Throughout the pages of the Old and New Testaments, family is important. The nation of Israel was one family, descended from Abraham. Within the nation that would rise up as a result of God’s promise to Abraham, there would be tribes defined around family lines and ultimately families within the family, all linked through fathers. Fathers are central to families in the Bible. Marriage in turn is seen as necessary to create a nuclear family – a man and woman, committed to each other in a covenant relationship, who seek to have and raise godly children (Mal 2:14-15).

Some practical implications

I can’t cover lots of implications in one post (but I might over a series of posts). There are many places I could turn to in the Bible for guidance, but there can be no better place than the advice that God gave to Moses to pass on to the Israelites in the desert before they entered the Promised Land. Having exhorted them to fear God and obey his commandments and to take care how they live (Deut 6:1-3), God gives instructions on how this is to be done within their families.

“Hear, O Israel: The LORD our God, the LORD is one. You shall love the LORD your God with all your heart and with all your soul and with all your might. And these words that I command you today shall be on your heart. You shall teach them diligently to your children, and shall talk of them when you sit in your house, and when you walk by the way, and when you lie down, and when you rise. You shall bind them as a sign on your hand, and they shall be as frontlets between your eyes. You shall write them on the doorposts of your house
and on your gates.”
(Deut 6:4-9)
God expected the men of Israel to obey his commandments and to love him with all of their being – heart, soul and strength. He also expected them to teach God’s commands and expectations to their children in the ‘everydayness’ of life. To talk about God when they sat together at home, when they walked from place to place, when they were preparing for bed and rest, and when they rose in the morning. They were to speak of God’s ways, to wear the words of God’s law on their foreheads (no I’m not about to suggest we re-introduce this practice that is still followed by some Jewish people), and write them on the doorposts and entrances to their houses, so that they would not forget them and so that they could teach them even more effectively to their children.

Here is a picture of a father with a right view of God, who trusts, obeys and serves his God and who seeks to teach his children to understand the wisdom of God and to follow him.

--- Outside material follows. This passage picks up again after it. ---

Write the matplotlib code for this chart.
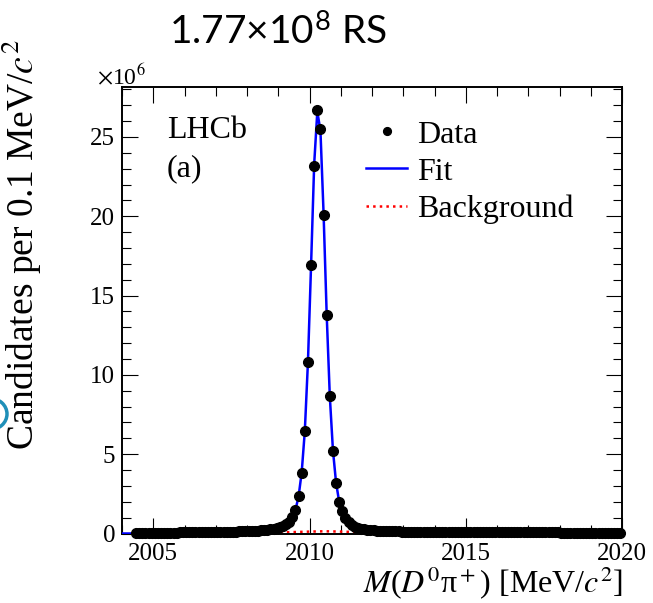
import numpy as np
import matplotlib
matplotlib.use("Agg")
import matplotlib.pyplot as plt
from matplotlib.patches import Circle

plt.rcParams['font.family'] = ['Liberation Serif', 'DejaVu Serif']
plt.rcParams['mathtext.fontset'] = 'stix'

# bin centres, 0.1 MeV wide, 2004.45 .. 2019.95
mass = np.round(np.arange(2004.45, 2020.0, 0.1), 2)

# candidates per bin, in units of 1e6
candidates = [
    0.01, 0.02, 0.02, 0.03, 0.03, 0.04,
    0.04, 0.04, 0.05, 0.05, 0.05, 0.06, 0.06, 0.06, 0.07, 0.07,
    0.07, 0.08, 0.08, 0.08, 0.09, 0.09, 0.09, 0.10, 0.10, 0.10,
    0.10, 0.11, 0.11, 0.11, 0.12, 0.12, 0.12, 0.13, 0.13, 0.14,
    0.15, 0.16, 0.17, 0.18, 0.19, 0.21, 0.23, 0.26, 0.29, 0.33,
    0.38, 0.46, 0.58, 0.75, 1.03, 1.46, 2.34, 3.82, 6.47, 10.8,
    16.9, 23.2, 26.7, 25.5, 20.1, 13.8, 8.67, 5.20, 3.18, 1.98,
    1.39, 0.97, 0.72, 0.55, 0.44, 0.36, 0.30, 0.26, 0.23, 0.21,
    0.19, 0.18, 0.17, 0.16, 0.15, 0.14, 0.14, 0.13, 0.13, 0.12,
    0.12, 0.12, 0.11, 0.11, 0.11, 0.10, 0.10, 0.10, 0.10, 0.10,
    0.09, 0.09, 0.09, 0.09, 0.09, 0.09, 0.09, 0.09, 0.09, 0.09,
    0.09, 0.09, 0.08, 0.08, 0.08, 0.08, 0.08, 0.08, 0.08, 0.08,
    0.08, 0.08, 0.08, 0.08, 0.08, 0.07, 0.07, 0.07, 0.07, 0.07,
    0.07, 0.07, 0.07, 0.07, 0.07, 0.07, 0.07, 0.07, 0.07, 0.07,
    0.06, 0.06, 0.06, 0.06, 0.06, 0.06, 0.06, 0.06, 0.06, 0.06,
    0.06, 0.06, 0.06, 0.06, 0.06, 0.06, 0.06, 0.06, 0.06, 0.06,
]

# fit curve
fit_mass = [2004.0, 2004.4, 2005.0, 2006.0, 2007.0, 2008.0, 2008.5, 2009.0,
            2009.15, 2009.25, 2009.35, 2009.45, 2009.55, 2009.65, 2009.75,
            2009.85, 2009.95, 2010.05, 2010.15, 2010.25, 2010.35, 2010.45,
            2010.55, 2010.65, 2010.75, 2010.85, 2010.95, 2011.05, 2011.15,
            2011.25, 2011.5, 2012.0, 2013.0, 2014.0, 2016.0, 2018.0, 2020.0]
fit = [0.0, 0.0, 0.04, 0.08, 0.11, 0.15, 0.21, 0.35,
       0.46, 0.58, 0.76, 1.02, 1.48, 2.33, 3.85,
       6.45, 10.8, 16.9, 23.3, 26.6, 25.4, 20.2,
       13.8, 8.65, 5.25, 3.2, 2.0, 1.37, 0.97,
       0.72, 0.40, 0.20, 0.12, 0.09, 0.08, 0.07, 0.06]

# background component
bkg_mass = [2004.4, 2005.0, 2006.0, 2007.0, 2008.0, 2009.0, 2009.5, 2010.0,
            2010.5, 2011.0, 2011.5, 2012.0, 2014.0, 2016.0, 2018.0, 2020.0]
bkg = [0.0, 0.02, 0.04, 0.05, 0.06, 0.07, 0.09, 0.12,
       0.14, 0.12, 0.09, 0.08, 0.07, 0.06, 0.05, 0.05]

fig = plt.figure(figsize=(6.53, 6.03), dpi=100)
ax = fig.add_axes([122/653, 1-533.5/603, 500/653, 446.5/603])

ax.plot(bkg_mass, bkg, color='red', ls=':', lw=1.8, label='Background', zorder=2)
ax.plot(fit_mass, fit, color='blue', lw=1.8, label='Fit', zorder=3)
ax.plot(mass, candidates, 'o', color='black', ms=7, clip_on=False,
        label='Data', zorder=4)

ax.set_xlim(2004.0, 2020.0)
ax.set_ylim(0, 28.15)
ax.set_xticks([2005, 2010, 2015, 2020])
ax.set_xticks(np.arange(2004, 2021, 1), minor=True)
ax.set_yticks([0, 5, 10, 15, 20, 25])
ax.set_yticks(np.arange(0, 29, 1), minor=True)
ax.tick_params(which='both', direction='in', top=True, right=True, width=0.8,
               labelsize=18)
ax.tick_params(which='major', length=11.5)
ax.tick_params(which='minor', length=6.5)
ax.tick_params(axis='x', pad=7)
ax.tick_params(axis='y', pad=5)
for s in ax.spines.values():
    s.set_linewidth(1.4)

h, l = ax.get_legend_handles_labels()
order = [2, 1, 0]
ax.legend([h[i] for i in order], [l[i] for i in order], loc='upper left',
          bbox_to_anchor=(0.43, 0.99), frameon=False, fontsize=23,
          handlelength=1.3, handletextpad=0.3, labelspacing=0.24, markerscale=0.8)

ax.text(0.09, 0.885, 'LHCb', transform=ax.transAxes, fontsize=23)
ax.text(0.09, 0.80, '(a)', transform=ax.transAxes, fontsize=23)

fig.text(623/653, 1-593/603, r'$M$($D^0$π$^+$) [MeV/$c^2$]', fontsize=23,
         ha='right', va='baseline')

fig.text(22/653, 1-245/603, r'Candidates per 0.1 MeV/$c^2$', rotation=90,
         ha='center', va='center', fontsize=27)
fig.text(97/653, 1-84/603, r'$\times$10$^6$', fontsize=17, va='baseline')
fig.text(278/653, 1-32/603, r'1.77×10$^{\mathregular{8}}$ RS', family='Lato',
         fontsize=28, ha='center', va='center')

# stray slide ornament at the left edge
fig.patches.append(Circle((-10/653, 1-414/603), 17/653, transform=fig.transFigure,
                          fill=False, lw=2.5, color='#1f8fb8'))

fig.savefig('out.png', dpi=100)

This is also a picture of an involved father. If we were to translate this biblical picture into contemporary terms, we would see a father who seeks to obey and honour God, who sets a good example for his family, who models what it is to be a child of God. Such a father spends time with his children (indeed will ‘waste’ time with them), listens to them and shares godly wisdom at meal times, while resting, while together at home, while travelling.